INSTRUCTION:
From the first line of the listing below, retype each line up to and including the one with "from matplotlib.ticker import"; pictures stay out.

INFORMATION SHOWN:
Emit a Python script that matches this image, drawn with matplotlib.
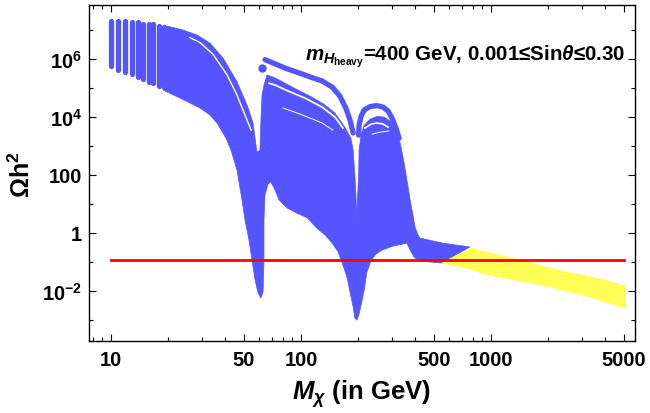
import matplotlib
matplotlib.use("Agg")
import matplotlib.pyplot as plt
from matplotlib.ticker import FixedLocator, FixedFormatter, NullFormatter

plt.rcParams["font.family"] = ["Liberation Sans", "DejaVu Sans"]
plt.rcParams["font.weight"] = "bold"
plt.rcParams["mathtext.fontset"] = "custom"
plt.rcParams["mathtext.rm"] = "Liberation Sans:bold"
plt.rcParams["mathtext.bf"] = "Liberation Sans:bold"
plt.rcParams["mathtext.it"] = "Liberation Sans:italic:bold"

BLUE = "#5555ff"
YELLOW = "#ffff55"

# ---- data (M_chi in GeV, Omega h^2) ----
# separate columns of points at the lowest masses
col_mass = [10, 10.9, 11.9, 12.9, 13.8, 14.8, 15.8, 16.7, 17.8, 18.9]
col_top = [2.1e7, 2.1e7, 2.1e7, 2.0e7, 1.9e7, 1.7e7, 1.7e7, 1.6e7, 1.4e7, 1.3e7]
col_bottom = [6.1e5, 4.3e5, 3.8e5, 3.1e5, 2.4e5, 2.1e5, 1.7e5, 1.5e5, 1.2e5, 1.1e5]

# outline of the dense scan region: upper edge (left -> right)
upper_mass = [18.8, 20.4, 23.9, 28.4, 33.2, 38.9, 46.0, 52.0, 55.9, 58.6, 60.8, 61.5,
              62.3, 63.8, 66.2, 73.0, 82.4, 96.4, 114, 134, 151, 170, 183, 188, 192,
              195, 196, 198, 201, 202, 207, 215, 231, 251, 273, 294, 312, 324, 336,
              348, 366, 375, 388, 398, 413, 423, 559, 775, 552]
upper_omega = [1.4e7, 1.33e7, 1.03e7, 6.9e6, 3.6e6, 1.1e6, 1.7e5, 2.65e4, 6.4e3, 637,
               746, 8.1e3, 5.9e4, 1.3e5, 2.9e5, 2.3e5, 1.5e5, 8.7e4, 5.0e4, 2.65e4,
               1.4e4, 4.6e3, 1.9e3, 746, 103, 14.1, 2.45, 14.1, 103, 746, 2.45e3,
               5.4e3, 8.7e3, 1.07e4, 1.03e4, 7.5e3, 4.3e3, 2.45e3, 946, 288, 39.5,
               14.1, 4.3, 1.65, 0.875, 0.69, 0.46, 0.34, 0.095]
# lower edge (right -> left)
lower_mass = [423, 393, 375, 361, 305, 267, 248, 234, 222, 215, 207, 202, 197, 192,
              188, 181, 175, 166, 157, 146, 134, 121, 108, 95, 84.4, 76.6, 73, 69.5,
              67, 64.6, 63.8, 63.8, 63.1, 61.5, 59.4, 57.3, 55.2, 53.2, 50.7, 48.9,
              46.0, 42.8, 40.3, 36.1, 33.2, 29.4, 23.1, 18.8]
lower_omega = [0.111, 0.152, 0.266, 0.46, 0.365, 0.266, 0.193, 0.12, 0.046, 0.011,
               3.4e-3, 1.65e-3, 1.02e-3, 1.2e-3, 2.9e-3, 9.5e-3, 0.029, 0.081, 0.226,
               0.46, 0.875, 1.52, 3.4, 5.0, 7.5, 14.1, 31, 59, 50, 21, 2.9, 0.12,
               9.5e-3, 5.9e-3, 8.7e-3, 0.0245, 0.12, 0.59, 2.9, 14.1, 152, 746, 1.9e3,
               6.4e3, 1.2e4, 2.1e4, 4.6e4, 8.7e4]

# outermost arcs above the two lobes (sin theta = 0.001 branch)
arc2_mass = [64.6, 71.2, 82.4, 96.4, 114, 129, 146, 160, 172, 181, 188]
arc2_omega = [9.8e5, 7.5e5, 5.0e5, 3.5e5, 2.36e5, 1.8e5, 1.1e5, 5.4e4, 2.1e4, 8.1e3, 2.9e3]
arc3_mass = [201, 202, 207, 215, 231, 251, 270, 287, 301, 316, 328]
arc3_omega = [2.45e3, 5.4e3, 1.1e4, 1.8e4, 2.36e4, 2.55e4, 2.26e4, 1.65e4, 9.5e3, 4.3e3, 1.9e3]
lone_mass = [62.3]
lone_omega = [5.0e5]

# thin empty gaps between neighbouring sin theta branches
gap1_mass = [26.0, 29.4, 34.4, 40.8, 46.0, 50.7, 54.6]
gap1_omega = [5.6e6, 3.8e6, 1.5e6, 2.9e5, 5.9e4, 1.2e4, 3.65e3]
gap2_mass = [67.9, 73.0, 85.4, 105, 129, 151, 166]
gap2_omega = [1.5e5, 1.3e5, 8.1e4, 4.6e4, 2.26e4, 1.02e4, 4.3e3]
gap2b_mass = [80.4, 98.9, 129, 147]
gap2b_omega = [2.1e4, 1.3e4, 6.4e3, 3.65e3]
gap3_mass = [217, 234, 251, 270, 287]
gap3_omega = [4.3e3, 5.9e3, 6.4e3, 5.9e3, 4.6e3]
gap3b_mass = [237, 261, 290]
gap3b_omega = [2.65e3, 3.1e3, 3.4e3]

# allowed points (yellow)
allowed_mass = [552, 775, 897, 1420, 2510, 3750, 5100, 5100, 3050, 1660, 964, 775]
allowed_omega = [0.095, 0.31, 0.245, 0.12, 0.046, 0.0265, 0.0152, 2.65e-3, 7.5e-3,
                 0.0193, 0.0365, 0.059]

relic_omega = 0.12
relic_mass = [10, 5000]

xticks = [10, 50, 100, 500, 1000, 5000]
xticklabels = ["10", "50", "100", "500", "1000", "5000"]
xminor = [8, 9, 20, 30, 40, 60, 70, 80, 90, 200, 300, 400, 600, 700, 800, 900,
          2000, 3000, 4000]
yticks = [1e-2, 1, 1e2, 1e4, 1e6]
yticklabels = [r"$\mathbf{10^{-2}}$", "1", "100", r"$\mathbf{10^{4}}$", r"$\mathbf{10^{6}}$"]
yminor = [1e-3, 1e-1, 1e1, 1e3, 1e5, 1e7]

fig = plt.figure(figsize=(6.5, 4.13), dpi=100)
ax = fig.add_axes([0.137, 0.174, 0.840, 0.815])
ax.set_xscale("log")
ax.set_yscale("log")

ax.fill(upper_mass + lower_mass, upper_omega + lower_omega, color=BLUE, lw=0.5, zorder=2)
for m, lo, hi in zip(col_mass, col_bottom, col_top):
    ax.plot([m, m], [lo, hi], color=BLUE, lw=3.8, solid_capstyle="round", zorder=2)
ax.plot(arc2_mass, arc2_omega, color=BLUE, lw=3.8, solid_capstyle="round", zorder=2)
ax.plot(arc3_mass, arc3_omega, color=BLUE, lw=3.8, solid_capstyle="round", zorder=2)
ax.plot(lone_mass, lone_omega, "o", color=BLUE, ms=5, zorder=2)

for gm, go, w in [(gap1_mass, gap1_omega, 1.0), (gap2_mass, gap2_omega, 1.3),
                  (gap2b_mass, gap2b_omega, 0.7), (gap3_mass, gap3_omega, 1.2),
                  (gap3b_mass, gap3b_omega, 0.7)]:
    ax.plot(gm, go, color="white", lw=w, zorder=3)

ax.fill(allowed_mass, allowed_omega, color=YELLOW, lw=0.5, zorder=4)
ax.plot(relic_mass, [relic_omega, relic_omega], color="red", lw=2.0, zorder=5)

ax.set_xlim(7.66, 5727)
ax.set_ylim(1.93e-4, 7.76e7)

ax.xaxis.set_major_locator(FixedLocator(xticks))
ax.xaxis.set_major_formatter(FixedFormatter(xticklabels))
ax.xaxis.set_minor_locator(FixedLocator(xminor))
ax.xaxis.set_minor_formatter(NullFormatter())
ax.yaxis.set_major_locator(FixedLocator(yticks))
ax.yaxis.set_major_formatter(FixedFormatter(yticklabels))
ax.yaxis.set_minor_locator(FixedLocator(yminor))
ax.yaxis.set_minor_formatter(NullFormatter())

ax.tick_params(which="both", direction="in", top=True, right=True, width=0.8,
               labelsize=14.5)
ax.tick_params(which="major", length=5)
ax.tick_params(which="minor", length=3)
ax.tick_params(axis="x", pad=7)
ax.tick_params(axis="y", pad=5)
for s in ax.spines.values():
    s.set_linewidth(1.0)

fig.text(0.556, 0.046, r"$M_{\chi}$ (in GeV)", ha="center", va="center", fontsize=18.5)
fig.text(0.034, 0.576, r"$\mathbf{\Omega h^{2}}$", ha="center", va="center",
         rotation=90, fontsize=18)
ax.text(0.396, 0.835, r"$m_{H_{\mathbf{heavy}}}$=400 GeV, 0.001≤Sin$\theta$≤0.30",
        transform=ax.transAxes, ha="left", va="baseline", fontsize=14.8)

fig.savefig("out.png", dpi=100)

SOLUTION TO THIS EXERCISE:
Emit a Python script that matches this image, drawn with matplotlib.
import matplotlib
matplotlib.use("Agg")
import matplotlib.pyplot as plt
from matplotlib.ticker import FixedLocator, FixedFormatter, NullFormatter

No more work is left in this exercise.